The Quality of the Legal System and Firm Size
55 Pages Posted: 28 Feb 2004
Date Written: February 2004
Abstract
Employment in developing countries is disproportionately concentrated in very small firms. We examine the extent to which the distribution of firm size is related to the quality of the legal system using data from Mexico. We combine Lucas' (1978) model of firm size with Himmelberg, Hubbard and Love's (2001) consideration of idiosyncratic risk in a framework in which the distribution of entrepreneurial talent and aversion to idiosyncratic risk combine to determine the optimal size of firms. Our data allow us to focus on the differential impact of the legal system on proprietorships and corporations. Moreover, by focusing on firms in a single country, the data draw attention to the importance of variation in the administration of justice and the enforcement of legal verdicts. We find that Mexican states with more effective legal systems have larger firms.
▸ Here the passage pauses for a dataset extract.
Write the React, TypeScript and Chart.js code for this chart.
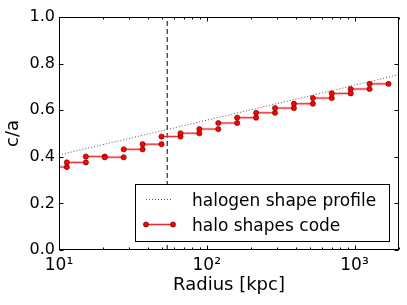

A one standard deviation improvement in the quality of the legal system increases the average firm size by about 10-15 percent. The impact of the legal system is greatest in sectors in which proprietorships dominate. This pattern is consistent with better legal systems increasing the investment of firm owners by reducing the idiosyncratic risk faced by owners. All of these findings are upheld when we instrument for the institutional variables using the log of indigenous population in 1900 and the active presence of the drug trade in the state.